O site original era lindo, cheio de posts-afetos. Então, faça backup. Dois backups. Guarde um num cofre a prova de fogo e outro cofre de chumbo a prova da inversão dos pólos magnéticos, de tempestades solares ou outros fenômenos correlatos.

Um beijo e até a próxima, Paulista.

Cala-boca Já Morreu

Aqui, sou aprendiz e não proponente. O Cala-boca é um grupo foda, que já tem mais de 20 anos de profundidade na produção coletiva de comunicação na perspectiva da educomunicação. Eu participei de alguns processos com eles, ora estudando e ora trabalhando, sempre aprendendo. Todas as vezes me deixaram maior e mais complexo do que encontraram.

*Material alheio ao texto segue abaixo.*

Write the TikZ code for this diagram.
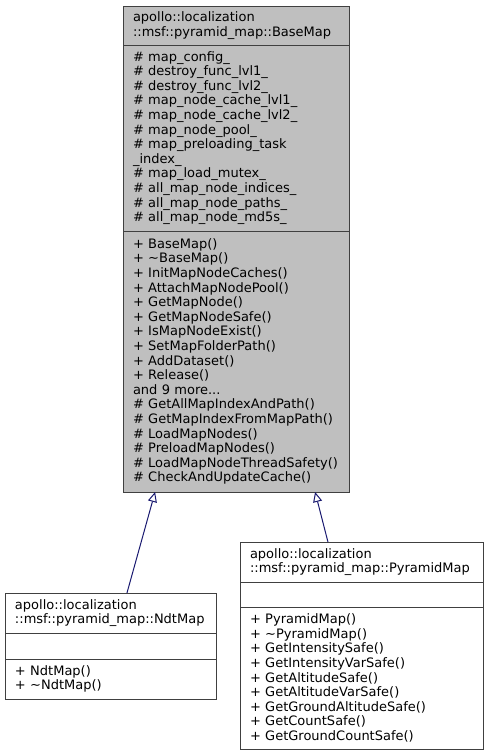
\documentclass[tikz,border=0pt]{standalone}
\usepackage{fontspec}
\setmainfont{DejaVu Sans}
\usetikzlibrary{arrows.meta}
\usetikzlibrary{positioning}
\usetikzlibrary{calc}
\definecolor{edgeblue}{HTML}{191970}
\definecolor{boxgray}{HTML}{BFBFBF}
\definecolor{boxline}{HTML}{404040}
\tikzset{
    classpart/.style={draw=boxline, line width=1pt, outer sep=0pt, inner xsep=10pt, inner ysep=0pt,
        align=left, font=\fontsize{13pt}{14.6pt}\selectfont},
    basepart/.style={classpart, fill=boxgray, text width=206pt},
    ndtpart/.style={classpart, fill=white, text width=191pt},
    pyrpart/.style={classpart, fill=white, text width=223pt},
    inherit/.style={draw=edgeblue, line width=1pt,
        -{Triangle[length=10pt,width=9pt,fill=white]}},
}
\begin{document}
\begin{tikzpicture}[x=1pt, y=-1pt]
		\useasboundingbox (0,0) rectangle (488,756);
		\node[basepart, minimum height=39pt] (basetitle) at (236,25.5) {apollo::localization\\::msf::pyramid\_map::BaseMap};
		\node[basepart, minimum height=186pt, below=0pt of basetitle] (baseattr) {\# map\_config\_\\\# destroy\_func\_lvl1\_\\\# destroy\_func\_lvl2\_\\\# map\_node\_cache\_lvl1\_\\\# map\_node\_cache\_lvl2\_\\\# map\_node\_pool\_\\\# map\_preloading\_task\\\_index\_\\\# map\_load\_mutex\_\\\# all\_map\_node\_indices\_\\\# all\_map\_node\_paths\_\\\# all\_map\_node\_md5s\_};
		\node[basepart, minimum height=261pt, below=0pt of baseattr] (basemeth) {+ BaseMap()\\+ \textasciitilde BaseMap()\\+ InitMapNodeCaches()\\+ AttachMapNodePool()\\+ GetMapNode()\\+ GetMapNodeSafe()\\+ IsMapNodeExist()\\+ SetMapFolderPath()\\+ AddDataset()\\+ Release()\\and 9 more...\\\# GetAllMapIndexAndPath()\\\# GetMapIndexFromMapPath()\\\# LoadMapNodes()\\\# PreloadMapNodes()\\\# LoadMapNodeThreadSafety()\\\# CheckAndUpdateCache()};
		
		\node[ndtpart, minimum height=40pt] (ndttitle) at (110.5,613) {apollo::localization\\::msf::pyramid\_map::NdtMap};
		\node[ndtpart, minimum height=26pt, below=0pt of ndttitle] (ndtattr) {};
		\node[ndtpart, minimum height=40pt, below=0pt of ndtattr] (ndtmeth) {+ NdtMap()\\+ \textasciitilde NdtMap()};
		
		\node[pyrpart, minimum height=40pt] (pyrtitle) at (361.5,562) {apollo::localization\\::msf::pyramid\_map::PyramidMap};
		\node[pyrpart, minimum height=25pt, below=0pt of pyrtitle] (pyrattr) {};
		\node[pyrpart, minimum height=142pt, below=0pt of pyrattr] (pyrmeth) {+ PyramidMap()\\+ \textasciitilde PyramidMap()\\+ GetIntensitySafe()\\+ GetIntensityVarSafe()\\+ GetAltitudeSafe()\\+ GetAltitudeVarSafe()\\+ GetGroundAltitudeSafe()\\+ GetCountSafe()\\+ GetGroundCountSafe()};
		
		\draw[inherit] ($(ndttitle.north west)!0.578!(ndttitle.north east)$) -- ($(basemeth.south west)!0.142!(basemeth.south east)$);
		\draw[inherit] ($(pyrtitle.north west)!0.362!(pyrtitle.north east)$) -- ($(basemeth.south west)!0.850!(basemeth.south east)$);
\end{tikzpicture}
\end{document}
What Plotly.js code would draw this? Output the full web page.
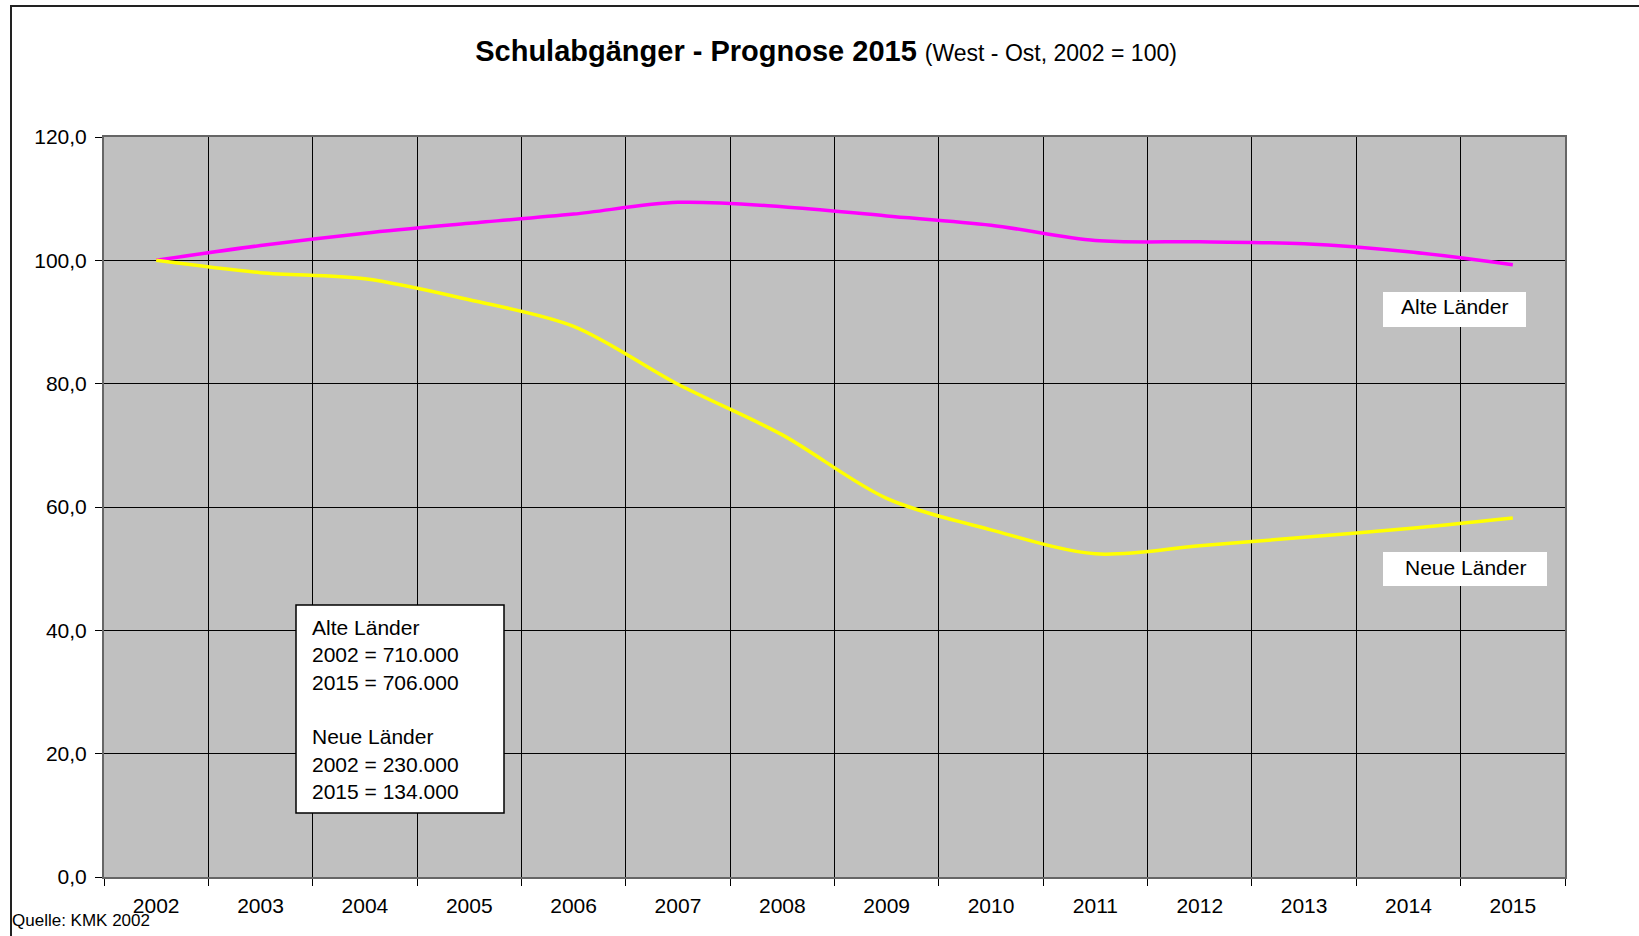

Em seu site, definem seus objetivos:

"Criar oportunidades para que as pessoas, independente da idade, origem e condição social, vivenciem processos de formação de grupo, pautados pelos princípios da co-gestão e apoio mútuo, e exerçam o direito à comunicação. Esperamos, desse modo, contribuir para as tantas mudanças necessárias para uma convivência justa e fraterna".

Mas isso é pouco e técnico. Na prática, eles desenvolveram a capacidade mais bonita que já vi de proposição de trabalho conjunto e, mais importante, cultivo de autonomia dos envolvidos.

Eis uma pergunta nunca feita por nossa educação arcaica: o que você quer aprender/fazer/falar? Se você pode falar qualquer coisa, o que vai dizer? Nossas escolas formadoras de drones apagam a busca pela voz própria. Lá, é mais importante decorar fórmulas do que entender sua motivação profunda. Aqui, ao contrário, a busca é por essa voz que, identificada, trabalhada, segura, será a expressão de um sujeito autônomo.

Bem mais importante do que algum jornalista bem nutrido chegar de fora e, alienígena, contar a história daquele povo, vai dizer?